**LISTED RECORDS**:

--------------------------------

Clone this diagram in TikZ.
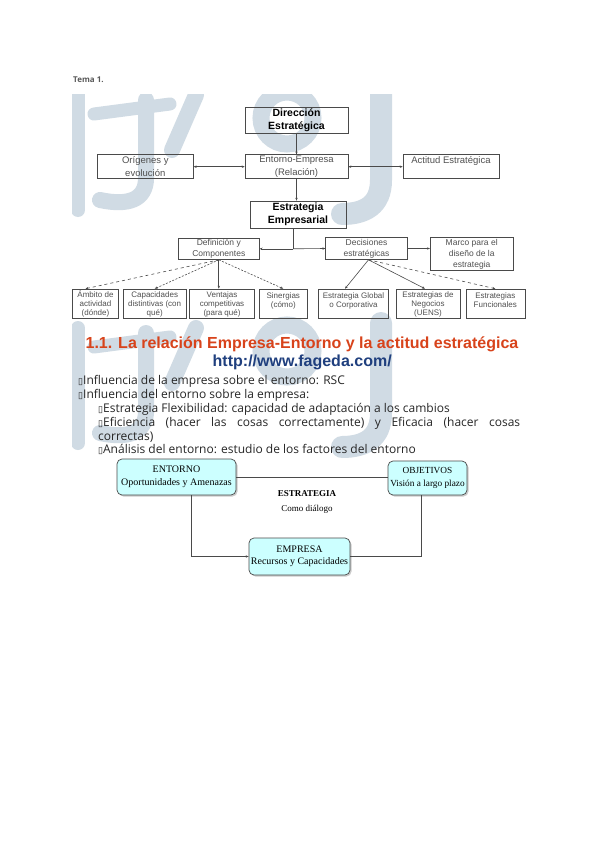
\documentclass[tikz,border=0pt]{standalone}
\usepackage{fontspec}
\setmainfont{Liberation Sans}
\newfontfamily\slidefont{Open Sans}
\newfontfamily\serifbox{Liberation Serif}
\newfontfamily\glyphfont{DejaVu Sans}
\usetikzlibrary{arrows.meta,positioning,shadows}
\definecolor{wmark}{HTML}{D0DBE4}
\definecolor{edge}{HTML}{4A4A4A}
\definecolor{labgray}{HTML}{505050}
\definecolor{titlered}{HTML}{D8431B}
\definecolor{urlblue}{HTML}{1F3F7E}
\definecolor{paleaqua}{HTML}{CCFFFF}
\newcommand{\boxmark}{{\glyphfont\fontsize{9}{9}\selectfont ▯}}

\begin{document}
\begin{tikzpicture}[x=1pt,y=-1pt,
  box/.style={draw=edge,line width=0.6pt,inner sep=0pt,align=center,
    text=labgray,font=\fontsize{9.5}{12.5}\selectfont},
  headbox/.style={box,text=black,font=\bfseries\fontsize{10.5}{13}\selectfont},
  midbox/.style={box,font=\fontsize{8.5}{10.8}\selectfont},
  leafbox/.style={box,minimum height=29pt,text height=26.5pt,
    font=\fontsize{8}{9.3}\selectfont},
  aquabox/.style={draw=edge,fill=paleaqua,rounded corners=5pt,line width=0.7pt,
    align=center,inner sep=0pt,font=\serifbox\fontsize{10}{12.5}\selectfont,
    drop shadow={shadow xshift=1.5pt,shadow yshift=-1.5pt,fill=black!40}},
  link/.style={draw=edge,line width=0.6pt},
  onearrow/.style={link,-{Stealth[length=3pt,width=2.4pt]}},
  twoway/.style={link,{Stealth[length=3pt,width=2.4pt]}-{Stealth[length=3pt,width=2.4pt]}},
  bulletline/.style={anchor=base west,inner sep=0pt,text=black!85,
    font=\slidefont\fontsize{12}{13.5}\selectfont},
  wm/.style={wmark,line width=16pt,line cap=round}]
\fill[white] (0,0) rectangle (599,848);
\useasboundingbox (0,0) rectangle (599,848);

% watermark
\begin{scope}
\clip (72,95) rectangle (528,600);
\foreach \dy in {0,233}{
  \begin{scope}[yshift=-\dy pt]
  \draw[wm,line width=14pt] (78,95) -- (78,210);
  \draw[wm,line width=13pt] (94,114) -- (170,104);
  \draw[wm] (146,100) -- (146,178) .. controls (146,200) and (128,206) .. (100,200);
  \draw[wm] (196,95) -- (172,150);
  \draw[wm,line width=17pt] (287,118) circle (26);
  \draw[wm,line width=22pt] (381,90) -- (381,180) .. controls (381,205) and (365,214) .. (342,214);
  \end{scope}}
\end{scope}

\node[anchor=base west,inner sep=0pt,text=black!65,
  font=\slidefont\bfseries\fontsize{8}{10}\selectfont] (tema) at (73,83) {Tema 1.};

% strategy map
\node[headbox,minimum width=103pt,minimum height=26pt] (dir) at (296.5,120) {Dirección\\Estratégica};
\node[box,minimum width=103pt,minimum height=24pt] (rel) at (296.5,166.7) {Entorno-Empresa\\(Relación)};
\node[box,minimum width=96pt,minimum height=24pt] (orig) at (145.3,166.7) {Orígenes y\\evolución};
\node[box,minimum width=96pt,minimum height=24pt] (act) at (451,166.7) {Actitud Estratégica\\\mbox{}};
\node[headbox,minimum width=96pt,minimum height=27pt] (estr) at (298,214.5) {Estrategia\\Empresarial};
\node[midbox,minimum width=81pt,minimum height=21.5pt] (defi) at (218.8,248.8) {Definición y\\Componentes};
\node[midbox,minimum width=81.6pt,minimum height=22pt] (deci) at (366.5,248.5) {Decisiones\\estratégicas};
\node[midbox,minimum width=83pt,minimum height=33.5pt] (marco) at (471.7,254) {Marco para el\\diseño de la\\estrategia};

\node[leafbox,minimum width=46pt] (amb) at (95.5,303.5) {Ámbito de\\actividad\\(dónde)};
\node[leafbox,minimum width=63pt] (cap) at (154.7,303.5) {Capacidades\\distintivas (con\\qué)};
\node[leafbox,minimum width=65pt] (ven) at (222,303.5) {Ventajas\\competitivas\\(para qué)};
\node[leafbox,minimum width=48pt] (sin) at (283.3,303.5) {Sinergias\\(cómo)\\\mbox{}};
\node[leafbox,minimum width=70pt] (glob) at (353.5,303.5) {Estrategia Global\\o Corporativa\\\mbox{}};
\node[leafbox,minimum width=64pt] (neg) at (428,303.5) {Estrategias de\\Negocios\\(UENS)};
\node[leafbox,minimum width=59pt] (fun) at (495.3,303.5) {Estrategias\\Funcionales\\\mbox{}};

\draw[onearrow] (dir) -- (rel);
\draw[twoway] (orig) -- (rel);
\draw[twoway] (rel) -- (act);
\draw[onearrow] (rel.south) -- (rel.south |- estr.north);
\coordinate (fork) at ([xshift=-4.7pt]estr.south |- defi.east);
\draw[link] (fork |- estr.south) -- (fork);
\draw[onearrow] (fork) -- (defi.east);
\draw[onearrow] (fork) -- (deci.west);
\draw[onearrow] (deci.east) -- (deci.east -| marco.west);
\draw[onearrow,dashed] (defi.south) -- ([xshift=-10pt]amb.north);
\draw[onearrow,dash pattern=on 2pt off 1.5pt] (defi.south) -- (cap.north);
\draw[onearrow,line width=1.1pt] (defi.south) -- (defi.south |- ven.north);
\draw[onearrow,dash pattern=on 2pt off 1.5pt] (defi.south) -- (sin.north);
\draw[onearrow] ([xshift=2pt]deci.south) -- ([xshift=-8.5pt]glob.north);
\draw[onearrow] ([xshift=2pt]deci.south) -- ([xshift=-3pt]neg.north);
\draw[onearrow,dashed] ([xshift=2pt]deci.south) -- (fun.north);

% section text
\node[anchor=base,inner sep=0pt,text=titlered,font=\bfseries\fontsize{16}{18}\selectfont]
  (title) at (302,348.5) {1.1. La relación Empresa-Entorno y la actitud estratégica};
\node[anchor=base,inner sep=0pt,text=urlblue,font=\bfseries\fontsize{16}{18}\selectfont]
  (url) at (302.2,366) {http://www.fageda.com/};
\node[bulletline] (b1) at (78,384) {\boxmark Influencia de la empresa sobre el entorno: RSC};
\node[bulletline] (b2) at (78,398) {\boxmark Influencia del entorno sobre la empresa:};
\node[bulletline] (b3) at (98,412) {\boxmark Estrategia Flexibilidad: capacidad de adaptación a los cambios};
\node[bulletline] (b4) at (98,426) {\makebox[422pt][s]{\boxmark Eficiencia (hacer las cosas correctamente) y Eficacia (hacer cosas}};
\node[bulletline] (b5) at (98,440) {correctas)};
\node[bulletline] (b6) at (98,453.7) {\boxmark Análisis del entorno: estudio de los factores del entorno};

% dialogue diagram
\node[aquabox,minimum width=119pt,minimum height=36pt] (ent) at (176.5,477) {ENTORNO\\Oportunidades y Amenazas};
\node[aquabox,minimum width=79pt,minimum height=34pt,font=\serifbox\fontsize{9.3}{12.5}\selectfont] (obj) at (427.5,478) {OBJETIVOS\\Visión a largo plazo};
\node[aquabox,minimum width=101pt,minimum height=37pt] (emp) at (299.5,556.5) {EMPRESA\\Recursos y Capacidades};
\node[align=center,inner sep=0pt,font=\serifbox\fontsize{9}{15}\selectfont] (dlg) at (307,502) {\textbf{ESTRATEGIA}\\Como diálogo};
\draw[link] (ent.east) -- (ent.east -| obj.west);
\draw[onearrow] ([xshift=14.5pt]ent.south) |- (emp.west);
\draw[link] (emp.east) -| ([xshift=-6.5pt]obj.south);
\end{tikzpicture}
\end{document}
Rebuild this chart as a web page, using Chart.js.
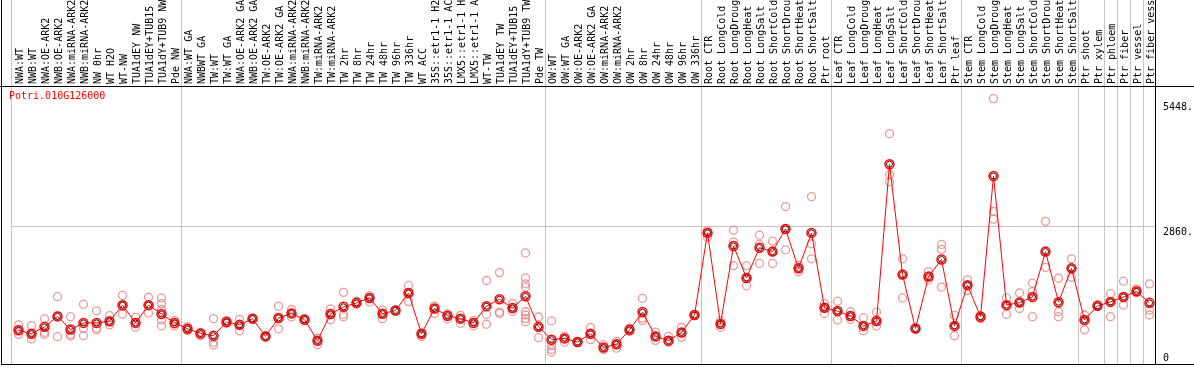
<!DOCTYPE html>
<html>
<head>
<meta charset="utf-8">
<script src="https://cdn.jsdelivr.net/npm/chart.js@4.4.1/dist/chart.umd.min.js"></script>
<style>
  html, body { margin: 0; padding: 0; background: #fff; }
  canvas { display: block; }
</style>
</head>
<body>
<canvas id="expr" width="1194" height="370"></canvas>
<script>
const geneName = "Potri.010G126000";

const labels = [
  "NWA:WT", "NWB:WT", "NWA:OE-ARK2", "NWB:OE-ARK2", "NWA:miRNA-ARK2", "NWB:miRNA-ARK2", "NW 0hr", "WT H2O",
  "WT-NW", "TUA1dEY NW", "TUA1dEY+TUB15 NW", "TUA1dY+TUB9 NW", "Pde NW",
  "NWA:WT GA", "NWBWT GA", "TW:WT", "TW:WT GA", "NWA:OE-ARK2 GA", "NWB:OE-ARK2 GA", "TW:OE-ARK2", "TW:OE-ARK2 GA",
  "NWA:miRNA-ARK2", "NWB:miRNA-ARK2", "TW:miRNA-ARK2", "TW:miRNA-ARK2", "TW 2hr", "TW 8hr", "TW 24hr", "TW 48hr",
  "TW 96hr", "TW 336hr", "WT ACC", "35S::etr1-1 H2O", "35S::etr1-1 ACC", "LMX5::etr1-1 H2O", "LMX5::etr1-1 ACC",
  "WT-TW", "TUA1dEY TW", "TUA1dEY+TUB15 TW", "TUA1dY+TUB9 TW", "Pde TW",
  "OW:WT", "OW:WT GA", "OW:OE-ARK2", "OW:OE-ARK2 GA", "OW:miRNA-ARK2", "OW:miRNA-ARK2", "OW 2hr", "OW 8hr",
  "OW 24hr", "OW 48hr", "OW 96hr", "OW 336hr",
  "Root CTR", "Root LongCold", "Root LongDrought", "Root LongHeat", "Root LongSalt", "Root ShortCold",
  "Root ShortDrought", "Root ShortHeat", "Root ShortSalt", "Ptr root",
  "Leaf CTR", "Leaf LongCold", "Leaf LongDrought", "Leaf LongHeat", "Leaf LongSalt", "Leaf ShortCold",
  "Leaf ShortDrought", "Leaf ShortHeat", "Leaf ShortSalt", "Ptr leaf",
  "Stem CTR", "Stem LongCold", "Stem LongDrought", "Stem LongHeat", "Stem LongSalt", "Stem ShortCold",
  "Stem ShortDrought", "Stem ShortHeat", "Stem ShortSalt",
  "Ptr shoot", "Ptr xylem", "Ptr phloem", "Ptr fiber", "Ptr vessel", "Ptr fiber vessel"
];

// index where each new sample group starts (gray separators)
const groupStarts = [0, 13, 41, 53, 63, 73, 82, 84, 85, 86, 87];

// mean expression per sample
const means = [
  700, 627, 770, 987, 715, 852, 852, 885, 1220, 852, 1220, 1036, 852,
  729, 633, 586, 872, 811, 940, 572, 954, 1049, 919, 484, 1036, 1185, 1267, 1369, 1042, 1110, 1471, 627,
  1150, 1001, 940, 852, 1199, 1342, 1158, 1403, 770,
  504, 531, 456, 627, 341, 409, 709, 1076, 572, 484, 654, 1015,
  2717, 831, 2445, 1784, 2411, 2329, 2799, 1982, 2717, 1165,
  1097, 995, 790, 892, 4141, 1853, 735, 1812, 2166, 790,
  1634, 981, 3896, 1220, 1273, 1389, 2329, 1281, 1982,
  913, 1205, 1287, 1389, 1506, 1267
];

// individual replicates per sample
const replicates = [
  [811, 700, 613], [797, 627, 517], [934, 654, 613], [1395, 1000, 566], [981, 613, 579],
  [1240, 735, 586], [1103, 742, 709], [1001, 811, 885], [1424, 1036, 1220], [966, 762, 852],
  [1383, 1056, 1220], [1369, 1252, 1130, 913, 790], [899, 831, 790],
  [776, 695, 729], [654, 586, 633], [940, 449, 394], [899, 844, 872], [926, 688, 811],
  [950, 930, 940], [580, 565, 572], [1199, 729, 954], [1130, 974, 1049], [946, 899, 919],
  [537, 402, 484], [1144, 919, 1036], [1485, 1028, 981], [1301, 1267, 1240], [1416, 1287, 1369],
  [1117, 940, 1042], [1110, 1120, 1100], [1628, 1293, 1471], [640, 572, 627], [1199, 1049, 1150],
  [1042, 934, 1001], [1008, 844, 940], [899, 790, 852], [1730, 1028, 824], [1894, 1076, 1049],
  [1252, 1090, 1158], [2302, 1784, 1661, 1594, 1083, 1015, 946, 878], [974, 545, 770],
  [892, 382, 300, 245], [572, 449, 531], [463, 456, 450], [756, 504, 627], [402, 300, 341],
  [470, 327, 409], [742, 674, 709], [1362, 946, 899], [661, 490, 572], [572, 449, 484],
  [756, 552, 654], [1015, 1020, 1010],
  [2764, 2629, 2717], [892, 762, 831], [2772, 2527, 2037], [2037, 1620, 1784], [2670, 2478, 2084],
  [2547, 2084, 2329], [3263, 2364, 2799], [1914, 1982, 2050], [3467, 2492, 2180], [1252, 1049, 1165],
  [1301, 913, 1097], [1083, 926, 995], [960, 688, 790], [1076, 790, 892], [4774, 3923, 3773],
  [2180, 1369, 1853], [735, 740, 730], [1914, 1743, 1812], [2478, 2376, 1594], [1008, 586, 790],
  [1743, 1526, 1634], [981, 940, 1000], [5500, 3161, 3003], [1369, 1028, 1220], [1471, 1150, 1273],
  [1675, 1498, 981], [2956, 2002, 2329], [1777, 1083, 981], [2180, 1798, 1982],
  [1015, 709, 913], [1220, 1205, 1190], [1457, 981, 1287], [1716, 1220, 1389], [1559, 1506, 1480],
  [1661, 1117, 1015]
];

const yTicks = [0, 2860, 5448];
const yMax = 5720;

const monoFont = { family: "DejaVu Sans Mono", size: 10 };

const repPoints = [];
replicates.forEach((reps, i) => reps.forEach(v => repPoints.push({ x: i, y: v })));

// frame, separators and gene name
const framePlugin = {
  id: "frame",
  beforeDraw(chart) {
    const { ctx, chartArea: a, scales: { x } } = chart;
    ctx.save();
    ctx.strokeStyle = "#c4c4c4";
    ctx.lineWidth = 1;
    ctx.beginPath();
    groupStarts.forEach(k => {
      const px = k === 0 ? a.left - 1 : (x.getPixelForValue(k - 1) + x.getPixelForValue(k)) / 2;
      const xx = Math.round(px) + 0.5;
      ctx.moveTo(xx, 0);
      ctx.lineTo(xx, a.bottom);
    });
    ctx.stroke();
    ctx.restore();
  },
  afterDraw(chart) {
    const { ctx, chartArea: a, width } = chart;
    ctx.save();
    ctx.strokeStyle = "#000";
    ctx.lineWidth = 1;
    ctx.beginPath();
    ctx.moveTo(1.5, 0); ctx.lineTo(1.5, a.bottom + 1);
    ctx.moveTo(Math.round(a.right) - 0.5, 0); ctx.lineTo(Math.round(a.right) - 0.5, a.bottom + 1);
    ctx.moveTo(0, a.top - 1.5); ctx.lineTo(width, a.top - 1.5);
    ctx.moveTo(1, a.bottom + 0.5); ctx.lineTo(width, a.bottom + 0.5);
    ctx.stroke();
    ctx.fillStyle = "#ff0000";
    ctx.font = "10px 'DejaVu Sans Mono'";
    ctx.textBaseline = "middle";
    ctx.fillText(geneName, 9, a.top + 8);
    ctx.restore();
  }
};

const ctx = document.getElementById("expr").getContext("2d");
new Chart(ctx, {
  type: "line",
  data: {
    labels: labels,
    datasets: [
      {
        data: means,
        xAxisID: "x",
        borderColor: "#ff0000",
        borderWidth: 1,
        pointRadius: 4.5,
        pointBorderColor: "#ff0000",
        pointBorderWidth: 1.5,
        pointBackgroundColor: "rgba(0,0,0,0)",
        tension: 0,
        order: 1
      },
      {
        data: means,
        xAxisID: "x",
        showLine: false,
        pointRadius: 3,
        pointBorderColor: "#500000",
        pointBorderWidth: 1,
        pointBackgroundColor: "rgba(0,0,0,0)",
        order: 0
      },
      {
        type: "scatter",
        data: repPoints,
        xAxisID: "xr",
        showLine: false,
        pointRadius: 4,
        pointBorderColor: "rgba(228,130,130,0.8)",
        pointBorderWidth: 1.3,
        pointBackgroundColor: "rgba(0,0,0,0)",
        order: 2
      }
    ]
  },
  options: {
    responsive: false,
    animation: false,
    events: [],
    layout: { padding: { left: 12, right: 0, top: 0, bottom: 2 } },
    plugins: { legend: { display: false }, tooltip: { enabled: false } },
    scales: {
      x: {
        position: "top",
        offset: true,
        grid: { display: false, drawTicks: false },
        border: { display: false },
        ticks: {
          autoSkip: false,
          minRotation: 90,
          maxRotation: 90,
          padding: 4,
          labelOffset: 14,
          color: "#000",
          font: monoFont
        },
        afterFit: (scale) => {
          scale.height = 88;
          scale.paddingLeft = 0;
          scale.paddingRight = 0;
        }
      },
      xr: {
        type: "linear",
        display: false,
        min: -0.5,
        max: labels.length - 0.5
      },
      y: {
        position: "right",
        min: 0,
        max: yMax,
        afterBuildTicks: (scale) => { scale.ticks = yTicks.map(v => ({ value: v })); },
        grid: {
          drawTicks: false,
          color: (c) => (c.tick && c.tick.value === 2860 ? "#c4c4c4" : "rgba(0,0,0,0)")
        },
        border: { display: false },
        ticks: {
          padding: 7,
          color: "#000",
          font: monoFont,
          callback: (v) => (v === 0 ? ["0", ""] : ["", v + "."])
        },
        afterFit: (scale) => {
          scale.width = 38;
          scale.paddingTop = 0;
          scale.paddingBottom = 0;
        }
      }
    }
  },
  plugins: [framePlugin]
});
</script>
</body>
</html>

--------------------------------

**PROBLEM DESCRIPTION**: Wherever the word "this" occurs in a line of the listing, copy that line.

**EXERCISE ANSWER**:
Clone this diagram in TikZ.
Rebuild this chart as a web page, using Chart.js.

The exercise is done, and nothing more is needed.